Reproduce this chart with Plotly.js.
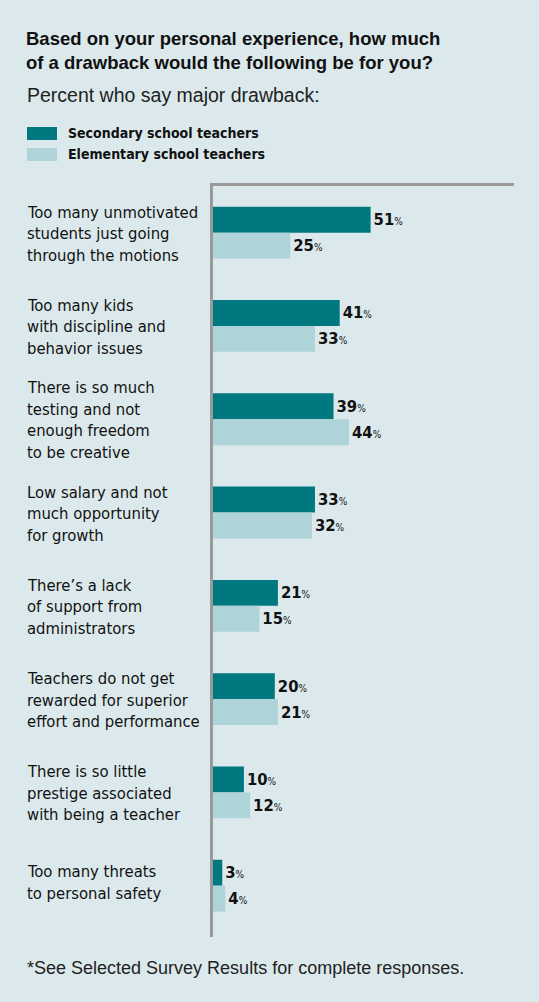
<!DOCTYPE html>
<html>
<head>
<meta charset="utf-8">
<script src="https://cdn.plot.ly/plotly-3.0.1.min.js"></script>
<style>
  html, body { margin: 0; padding: 0; background: #dce9ec; }
  #chart { width: 539px; height: 1002px; }
</style>
</head>
<body>
<div id="chart"></div>
<script>
// ---- Data ----
const categories = [
  "Too many unmotivated<br>students just going<br>through the motions",
  "Too many kids<br>with discipline and<br>behavior issues",
  "There is so much<br>testing and not<br>enough freedom<br>to be creative",
  "Low salary and not<br>much opportunity<br>for growth",
  "There\u2019s a lack<br>of support from<br>administrators",
  "Teachers do not get<br>rewarded for superior<br>effort and performance",
  "There is so little<br>prestige associated<br>with being a teacher",
  "Too many threats<br>to personal safety"
];
const seriesNames = ["Secondary school teachers", "Elementary school teachers"];
const secondary = [51, 41, 39, 33, 21, 20, 10, 3];
const elementary = [25, 33, 44, 32, 15, 21, 12, 4];
const titleText = "Based on your personal experience, how much<br>of a drawback would the following be for you?";
const subtitleText = "Percent who say major drawback:";
const footnoteText = "*See Selected Survey Results for complete responses.";

// ---- Style ----
const BG = "#dce9ec";
const TEAL = "#00787f";
const LIGHT = "#aed3d9";
const AXIS = "#9a9a9a";
const COND = "'Liberation Sans Narrow', 'DejaVu Sans Condensed', 'Roboto Condensed', 'Arial Narrow', sans-serif";
const REG = "'Liberation Sans', Arial, sans-serif";

const W = 539, H = 1002;
const M = { l: 213, r: 25, t: 186, b: 65 };
const PW = W - M.l - M.r, PH = H - M.t - M.b;
const xp = px => (px - M.l) / PW;
const yp = py => (M.t + PH - py) / PH;

const idx = categories.map((_, i) => i);

const valTpl = '<b>%{x}</b><span style="font-size:10px">%</span>';

const traces = [
  {
    type: "bar", orientation: "h", name: seriesNames[0],
    y: idx, x: secondary, marker: { color: TEAL },
    texttemplate: valTpl, textposition: "outside", cliponaxis: false,
    constraintext: "none",
    textfont: { family: COND, size: 16.5, color: "#111" },
    hoverinfo: "skip"
  },
  {
    type: "bar", orientation: "h", name: seriesNames[1],
    y: idx, x: elementary, marker: { color: LIGHT },
    texttemplate: valTpl, textposition: "outside", cliponaxis: false,
    constraintext: "none",
    textfont: { family: COND, size: 16.5, color: "#111" },
    hoverinfo: "skip"
  }
];

const annotations = [];
const LINE = 21.5;
categories.forEach((c, i) => {
  const lines = c.split("<br>");
  const n = lines.length;
  lines.forEach((ln, k) => {
    annotations.push({
      xref: "paper", yref: "y", x: xp(25), y: i,
      xanchor: "left", yanchor: "middle", align: "left",
      yshift: ((n - 1) / 2 - k) * LINE - 1 + (n === 2 ? 4 : 0),
      text: ln, showarrow: false,
      font: { family: COND, size: 16.5, color: "#111" }
    });
  });
});

// subtitle
annotations.push({
  xref: "paper", yref: "paper", x: xp(25), y: yp(95),
  xanchor: "left", yanchor: "middle", showarrow: false,
  text: subtitleText, font: { family: REG, size: 19.5, color: "#222" }
});
// legend labels
[133, 154].forEach((py, i) => {
  annotations.push({
    xref: "paper", yref: "paper", x: xp(66), y: yp(py),
    xanchor: "left", yanchor: "middle", showarrow: false,
    text: "<b>" + seriesNames[i] + "</b>",
    font: { family: COND, size: 14, color: "#111" }
  });
});
// footnote
annotations.push({
  xref: "paper", yref: "paper", x: xp(25), y: yp(968),
  xanchor: "left", yanchor: "middle", showarrow: false,
  text: footnoteText, font: { family: REG, size: 18, color: "#222" }
});

const shapes = [
  { type: "rect", xref: "paper", yref: "paper", x0: xp(27), x1: xp(57), y0: yp(127), y1: yp(140), fillcolor: TEAL, line: { width: 0 } },
  { type: "rect", xref: "paper", yref: "paper", x0: xp(27), x1: xp(57), y0: yp(148), y1: yp(161), fillcolor: LIGHT, line: { width: 0 } }
];

const layout = {
  width: W, height: H,
  margin: M,
  paper_bgcolor: BG, plot_bgcolor: BG,
  showlegend: false,
  barmode: "group", bargap: 0.444, bargroupgap: 0,
  title: {
    text: "<b>" + titleText + "</b>",
    x: 26 / W, xanchor: "left", xref: "container",
    y: 1 - 45 / H, yanchor: "top", yref: "container",
    font: { family: REG, size: 18.5, color: "#111" }
  },
  xaxis: {
    range: [0, 97.4], side: "top",
    showline: true, linecolor: AXIS, linewidth: 3,
    showgrid: false, zeroline: false, showticklabels: false, ticks: ""
  },
  yaxis: {
    range: [7.55, -0.5],
    showline: true, linecolor: AXIS, linewidth: 3,
    showgrid: false, zeroline: false, showticklabels: false, ticks: ""
  },
  annotations: annotations,
  shapes: shapes
};

Plotly.newPlot("chart", traces, layout, { displayModeBar: false, staticPlot: true });
</script>
</body>
</html>
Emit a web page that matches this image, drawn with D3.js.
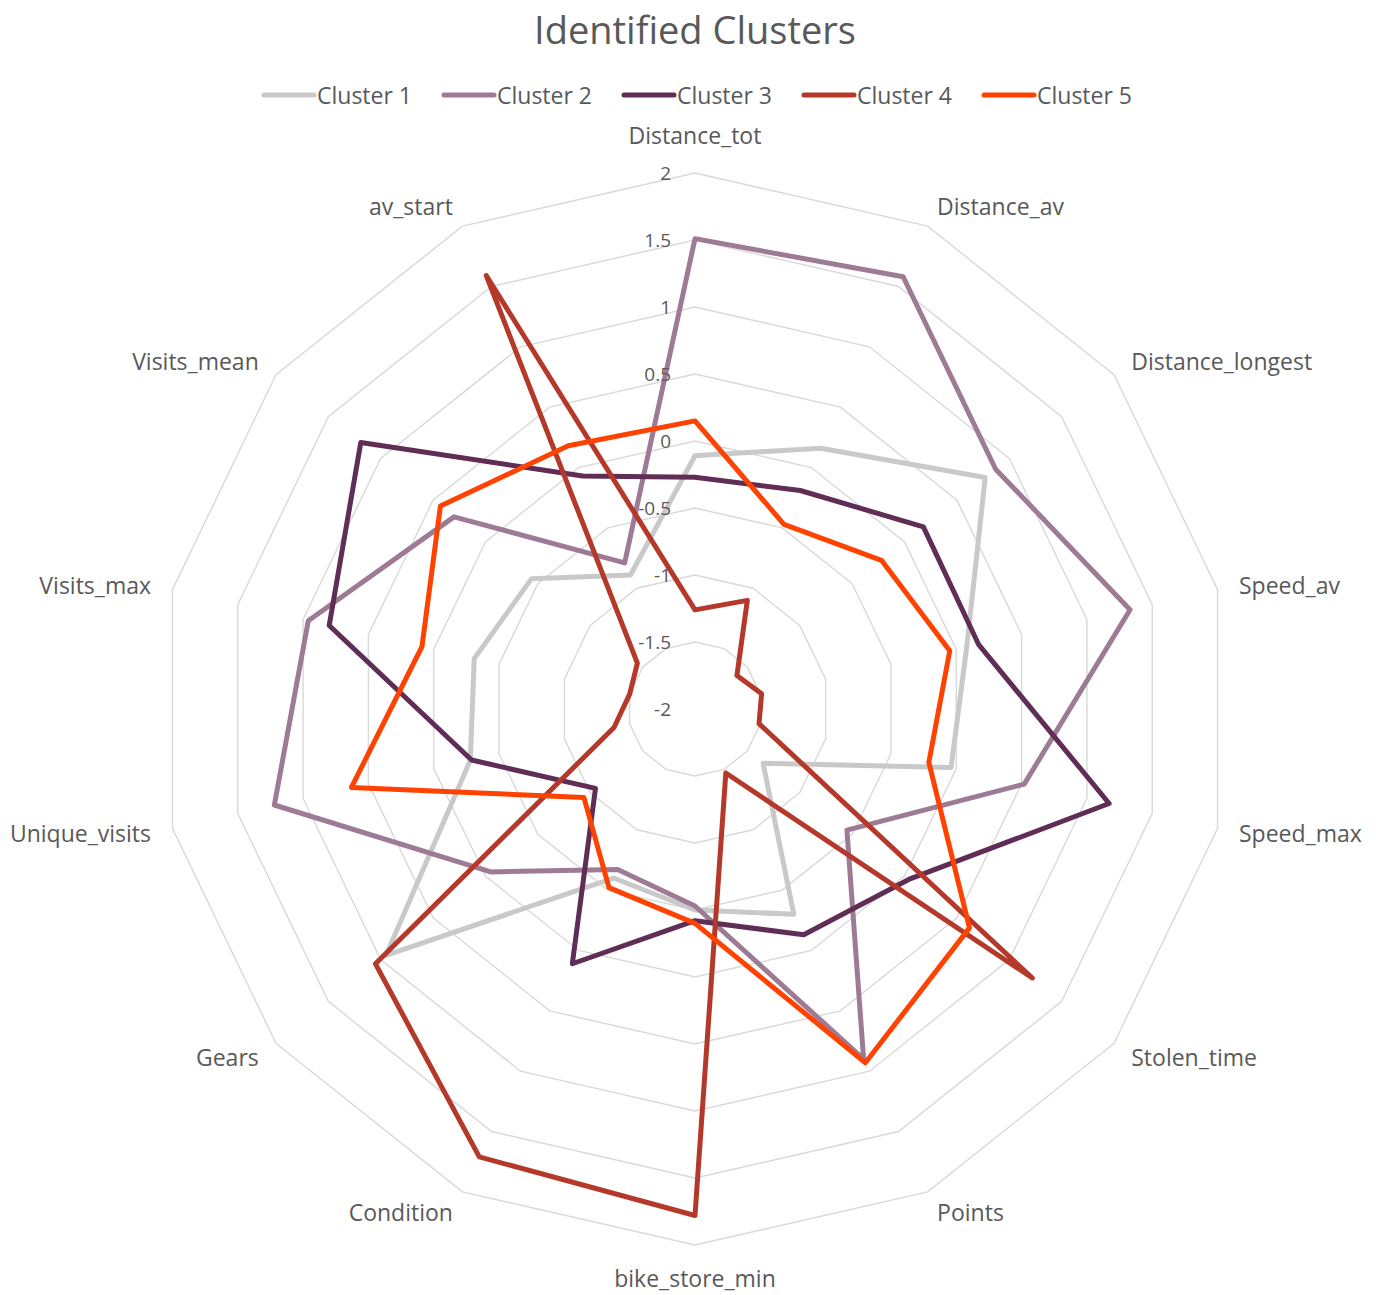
<!DOCTYPE html>
<html>
<head>
<meta charset="utf-8">
<title>Identified Clusters</title>
<script src="https://cdn.jsdelivr.net/npm/d3@7"></script>
<style>
  body { margin: 0; background: #fff; }
  #chart text { font-family: "Open Sans", sans-serif; fill: #595959; }
</style>
</head>
<body>
<div id="chart"></div>
<script>
var axes = ['Distance_tot', 'Distance_av', 'Distance_longest', 'Speed_av', 'Speed_max',
    'Stolen_time', 'Points', 'bike_store_min', 'Condition', 'Gears',
    'Unique_visits', 'Visits_max', 'Visits_mean', 'av_start'];

var seriesNames = ['Cluster 1', 'Cluster 2', 'Cluster 3', 'Cluster 4', 'Cluster 5'];

var cluster1 = [-0.11, 0.16, 0.77, 0.08, -0.04, -1.35, -0.30, -0.50, -0.60, 0.95, -0.28, -0.31, -0.44, -0.89];
var cluster2 = [1.51, 1.58, 0.87, 1.33, 0.52, -0.55, 0.90, -0.53, -0.67, -0.05, 1.22, 0.96, 0.30, -0.79];
var cluster3 = [-0.27, -0.19, 0.18, 0.17, 1.17, 0.04, -0.13, -0.42, 0.11, -1.05, -0.29, 0.80, 1.19, -0.07];
var cluster4 = [-1.26, -1.10, -1.60, -1.49, -1.51, 1.22, -1.47, 1.78, 1.71, 1.05, -1.38, -1.50, -1.45, 1.59];
var cluster5 = [0.15, -0.47, -0.22, -0.05, -0.21, 0.62, 0.93, -0.40, -0.52, -0.94, 0.63, 0.09, 0.43, 0.18];

var tickValues = [-2, -1.5, -1, -0.5, 0, 0.5, 1, 1.5, 2];

var colors = ['#c9c9c9', '#9e7b95', '#5f2d55', '#b5392b', '#ff4200'];

var width = 1376;
var height = 1295;
var cx = 695, cy = 709;
var R = 536;

var series = [cluster1, cluster2, cluster3, cluster4, cluster5].map(function(values, i){
    return { name: seriesNames[i], color: colors[i], values: values };
});

var svg = d3.select('#chart')
    .append('svg')
    .attr('width', width)
    .attr('height', height);

var viewport = svg.append('g')
    .attr('transform', 'translate(' + cx + ',' + cy + ')');

var r = d3.scaleLinear().domain([-2, 2]).range([0, R]);

var angle = d3.scalePoint()
    .domain(d3.range(axes.length + 1))
    .range([0, 2 * Math.PI]);

function point(i, v){
    var a = angle(i % axes.length);
    return [Math.sin(a) * r(v), -Math.cos(a) * r(v)];
}

// grid polygons
var radial = d3.lineRadial()
    .angle(function(d, i){ return angle(i); })
    .radius(function(d){ return r(d); })
    .curve(d3.curveLinearClosed);

viewport.selectAll('path.grid')
    .data(tickValues.filter(function(t){ return t > -2; }))
    .enter()
    .append('path')
    .attr('class', 'grid')
    .attr('d', function(t){ return radial(axes.map(function(){ return t; })); })
    .attr('fill', 'none')
    .attr('stroke', '#d9d9d9')
    .attr('stroke-width', 1.4);

// axis labels
viewport.selectAll('text.axis')
    .data(axes)
    .enter()
    .append('text')
    .attr('class', 'axis')
    .each(function(d, i){
        var a = angle(i);
        var s = Math.sin(a), c = Math.cos(a);
        var vertical = Math.abs(s) < 0.01;
        var rr = R + (vertical ? (c > 0 ? 38 : 33) : 22);
        d3.select(this)
            .attr('x', s * rr)
            .attr('y', -c * rr)
            .attr('text-anchor', vertical ? 'middle' : (s > 0 ? 'start' : 'end'));
    })
    .attr('dominant-baseline', 'central')
    .style('font-size', '23px')
    .text(function(d){ return d; });

// series lines
var line = d3.line()
    .x(function(d){ return d[0]; })
    .y(function(d){ return d[1]; })
    .curve(d3.curveLinearClosed);

viewport.selectAll('path.series')
    .data(series)
    .enter()
    .append('path')
    .attr('class', 'series')
    .attr('d', function(s){
        return line(s.values.map(function(v, i){ return point(i, v); }));
    })
    .attr('fill', 'none')
    .attr('stroke', function(s){ return s.color; })
    .attr('stroke-width', 5)
    .attr('stroke-linejoin', 'round');

// tick labels, on top of the lines
viewport.selectAll('text.tick')
    .data(tickValues)
    .enter()
    .append('text')
    .attr('class', 'tick')
    .attr('x', -24)
    .attr('y', function(t){ return -r(t); })
    .attr('text-anchor', 'end')
    .attr('dominant-baseline', 'central')
    .style('font-size', '19px')
    .text(function(t){ return String(t); });

// title
svg.append('text')
    .attr('x', cx)
    .attr('y', 29)
    .attr('text-anchor', 'middle')
    .attr('dominant-baseline', 'central')
    .style('font-size', '38px')
    .text('Identified Clusters');

// legend
var legend = svg.append('g');
var x = 0;
series.forEach(function(s){
    var item = legend.append('g').attr('transform', 'translate(' + x + ',0)');
    item.append('line')
        .attr('x1', 0).attr('x2', 50)
        .attr('y1', 0).attr('y2', 0)
        .attr('stroke', s.color)
        .attr('stroke-width', 5)
        .attr('stroke-linecap', 'round');
    var t = item.append('text')
        .attr('x', 53)
        .attr('y', 0)
        .attr('dominant-baseline', 'central')
        .style('font-size', '23px')
        .text(s.name);
    x += 53 + t.node().getComputedTextLength() + 32;
});
var legendWidth = x - 32;
legend.attr('transform', 'translate(' + (698 - legendWidth / 2) + ',95)');
</script>
</body>
</html>
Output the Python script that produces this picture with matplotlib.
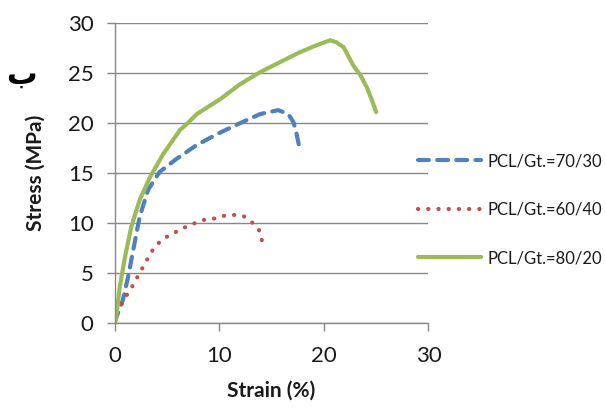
import matplotlib
matplotlib.use("Agg")
import matplotlib.pyplot as plt

# Data (strain %, stress MPa)
strain_7030 = [0, 0.2, 0.8, 1.3, 1.9, 2.4, 3.2, 4.3, 5.9, 7.85, 9.8, 11.8, 13.9, 15.65,
               16.6, 17.1, 17.4, 17.7]
stress_7030 = [0, 0.6, 2.3, 4.6, 7.9, 10.6, 13.3, 15.1, 16.4, 17.8, 18.9, 19.9, 20.9, 21.3,
               20.9, 20.1, 18.9, 17.4]

strain_6040 = [0, 0.2, 0.8, 1.3, 1.85, 2.35, 2.9, 3.4, 4.0, 4.8, 5.7, 6.6, 7.5, 8.5, 9.4,
               10.4, 11.35, 12.3, 13.1, 13.8, 14.1]
stress_6040 = [0, 0.9, 2.1, 3.0, 3.9, 4.9, 5.9, 6.9, 7.8, 8.5, 9.0, 9.5, 9.9, 10.3, 10.4,
               10.7, 10.8, 10.7, 10.1, 9.3, 8.2]

strain_8020 = [0, 0.12, 0.5, 1.0, 1.6, 2.4, 3.4, 4.65, 6.25, 7.0, 7.85, 10.1, 12.0, 13.9, 15.8,
               17.7, 19.3, 20.6, 21.2, 21.9, 22.4, 22.8, 23.5, 24.1, 24.6, 25.0]
stress_8020 = [0, 0.27, 3.6, 6.6, 9.6, 12.3, 14.6, 16.9, 19.3, 20.0, 20.9, 22.4, 23.9, 25.1, 26.1,
               27.1, 27.8, 28.3, 28.1, 27.6, 26.6, 25.8, 24.8, 23.6, 22.3, 21.1]

labels = ["PCL/Gt.=70/30", "PCL/Gt.=60/40", "PCL/Gt.=80/20"]
x_ticks = [0, 10, 20, 30]
y_ticks = [0, 5, 10, 15, 20, 25, 30]

plt.rcParams['font.family'] = ['Lato', 'DejaVu Sans']

fig = plt.figure(figsize=(6.06, 4.09), dpi=100)
ax = fig.add_axes([0.189, 0.211, 0.518, 0.732])

grid_c = '#888888'
ax.plot(strain_7030, stress_7030, color='#4F81BD', lw=3.0,
        linestyle=(0, (2.6, 2.0)), dash_capstyle='round', solid_joinstyle='round',
        label=labels[0])
ax.plot(strain_6040, stress_6040, color='#C0504D', lw=3.0,
        linestyle=(0, (0.05, 2.4)), dash_capstyle='round', label=labels[1])
ax.plot(strain_8020, stress_8020, color='#9BBB59', lw=3.0,
        solid_capstyle='round', solid_joinstyle='round', label=labels[2])

ax.set_xlim(0, 30)
ax.set_ylim(0, 30)
ax.set_xticks(x_ticks)
ax.set_yticks(y_ticks)
ax.yaxis.grid(True, color=grid_c, lw=1.0)
ax.set_axisbelow(True)
for s in ['top', 'right']:
    ax.spines[s].set_visible(False)
for s in ['left', 'bottom']:
    ax.spines[s].set_color(grid_c)
    ax.spines[s].set_linewidth(1.0)
ax.tick_params(axis='both', colors=grid_c, length=6, width=1.0, labelsize=16,
               labelcolor='#1a1a1a')
ax.tick_params(axis='y', pad=9)
ax.tick_params(axis='x', pad=11)

ax.set_xlabel("Strain (%)", fontsize=15, fontweight='bold', labelpad=10, color='#1a1a1a')
ax.set_ylabel("Stress (MPa)", fontsize=15, fontweight='bold', labelpad=16, color='#1a1a1a')

fig.text(0.036, 0.815, "ب", fontsize=22, fontweight='bold', ha='center', va='center',
         family=['DejaVu Sans'])

leg = fig.legend(loc='center left', bbox_to_anchor=(0.665, 0.487), frameon=False,
                 fontsize=12, handlelength=3.8, labelspacing=1.95, handletextpad=0.4)
for t in leg.get_texts():
    t.set_color('#1a1a1a')

fig.savefig("out.png", dpi=100)
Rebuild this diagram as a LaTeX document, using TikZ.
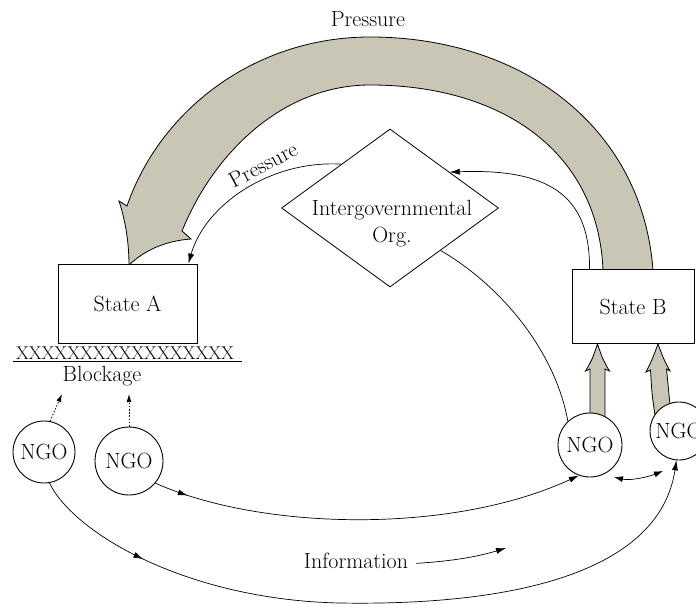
\documentclass[tikz,border=0pt]{standalone}
\usetikzlibrary{arrows.meta,shapes.geometric,decorations.markings,calc,backgrounds}
\definecolor{bandgray}{RGB}{201,198,182}
\begin{document}
\begin{tikzpicture}[x=1pt,y=-1pt]
\tikzset{
 txt/.style={font=\fontsize{22}{27}\selectfont},
 statebox/.style={draw, line width=0.9pt, fill=white, txt, inner sep=0pt},
 ngo/.style={circle, draw, line width=0.9pt, fill=white, txt, inner sep=0pt},
 conn/.style={line width=0.7pt},
 thintip/.style={-{Latex[length=10pt,width=6pt]}},
 bandshape/.style={fill=bandgray, draw=black, line width=0.8pt},
 midarrow/.style={postaction={decorate}, decoration={markings, mark=at position #1 with {\arrow{Latex[length=10pt,width=6pt]}}}},
 dotarrow/.style={line width=0.8pt, dash pattern=on 1.6pt off 1.6pt, -{Latex[length=8pt,width=5pt]}}
}
\useasboundingbox (0,0) rectangle (696,604);

% nodes
\node[statebox, minimum width=139pt, minimum height=79pt] (stateA) at (127.5,303.5) {State A};
\node[statebox, minimum width=122pt, minimum height=74pt] (stateB) at (633,306.5) {State B};
\node[diamond, draw, line width=0.8pt, fill=white, minimum width=217pt, minimum height=158pt, inner sep=0pt] (igo) at (390,208) {};
\node[txt, align=center, inner sep=0pt] (igotext) at (392,223.5) {Intergovernmental\\Org.};
\node[ngo, minimum size=62pt] (ngo1) at (44,452) {NGO};
\node[ngo, minimum size=68pt] (ngo2) at (129,461) {NGO};
\node[ngo, minimum size=64pt] (ngo3) at (590,445) {NGO};
\node[ngo, minimum size=58pt] (ngo4) at (679,431) {NGO};
\node[font=\fontsize{18.5}{20}\selectfont, inner sep=0pt, anchor=base] (hatch) at (125,359) {XXXXXXXXXXXXXXXXX};
\node[txt, anchor=base, inner sep=0pt] (block) at (102,381) {Blockage};
\node[txt, anchor=base, inner sep=0pt] (ptop) at (368,27) {Pressure};
\node[txt, rotate=28, inner sep=0pt] (plabel) at (263,165) {Pressure};
\node[txt, anchor=base, inner sep=0pt] (info) at (356,568) {Information};

\coordinate (ul1) at (13,361.5);
\coordinate (ul2) at (242,361.5);
\coordinate (bk1) at (62,394);
\coordinate (da1) at (614,477);
\coordinate (da2) at (663,471);
\coordinate (infoend) at (506,548);

% gray bands
\begin{scope}[on background layer]
\draw[bandshape] (603,270) -- (653,270) .. controls (642,125) and (520,37) .. (370,37)
  .. controls (255,37) and (160,110) .. (127,206) -- (119,201)
  .. controls (126,222) and (129,245) .. (129,265)
  .. controls (145,250) and (165,241) .. (191,239) -- (182,231)
  .. controls (215,150) and (285,85) .. (370,85)
  .. controls (500,85) and (598,150) .. (603,270) -- cycle;
\draw[bandshape] (590,420) -- (590,369) -- (585.5,371) .. controls (592,360) .. (597.5,344)
  .. controls (603,360) .. (609.5,371) -- (605,369) -- (605,420) -- cycle;
\draw[bandshape] (655,415) .. controls (652,395) .. (650.5,370) -- (646,372)
  .. controls (652,360) .. (658,344) .. controls (664,360) .. (670,371) -- (666.5,369)
  .. controls (668,392) .. (671,415) -- cycle;
\end{scope}

% blockage line
\draw[line width=0.9pt] (ul1) -- (ul2);

% thin connectors
\draw[conn, thintip] (igo.138) .. controls (270,160) and (205,205) .. ([xshift=-9pt]stateA.north east);
\draw[conn, thintip] ([xshift=18pt]stateB.north west) .. controls (590,200) and (555,168) .. (igo.31);
\draw[conn] (igo.-40) .. controls (500,285) and (555,350) .. (ngo3.133);
\draw[conn, thintip, midarrow=0.08] (ngo2.-40) .. controls (260,530) and (450,535) .. (ngo3.-110);
\draw[conn, {Latex[length=9pt,width=6pt]}-{Latex[length=9pt,width=6pt]}] (da1) .. controls (630,481) and (648,477) .. (da2);
\draw[conn, thintip, midarrow=0.17] (ngo1.-80) .. controls (75,535) and (190,600) .. (340,603)
  .. controls (520,606) and (660,570) .. (ngo4.-95);
\draw[conn, thintip] ([xshift=8pt,yshift=-3pt]info.east) .. controls (455,561) and (480,556) .. (infoend);

% dotted arrows
\draw[dotarrow] (ngo1.79) -- (bk1);
\draw[dotarrow] (ngo2.north) -- (ngo2.north |- bk1);
\end{tikzpicture}
\end{document}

○ ○ ○

--- BRIEF ---
Give again, word for word, the lines from the one that contains "Emit a web page" to the one that contains "var seriesNames = ['Cluster", both included. Omit the pictures.

--- ANSWER FOR THE TASK ---
Emit a web page that matches this image, drawn with D3.js.
<!DOCTYPE html>
<html>
<head>
<meta charset="utf-8">
<title>Identified Clusters</title>
<script src="https://cdn.jsdelivr.net/npm/d3@7"></script>
<style>
  body { margin: 0; background: #fff; }
  #chart text { font-family: "Open Sans", sans-serif; fill: #595959; }
</style>
</head>
<body>
<div id="chart"></div>
<script>
var axes = ['Distance_tot', 'Distance_av', 'Distance_longest', 'Speed_av', 'Speed_max',
    'Stolen_time', 'Points', 'bike_store_min', 'Condition', 'Gears',
    'Unique_visits', 'Visits_max', 'Visits_mean', 'av_start'];

var seriesNames = ['Cluster 1', 'Cluster 2', 'Cluster 3', 'Cluster 4', 'Cluster 5'];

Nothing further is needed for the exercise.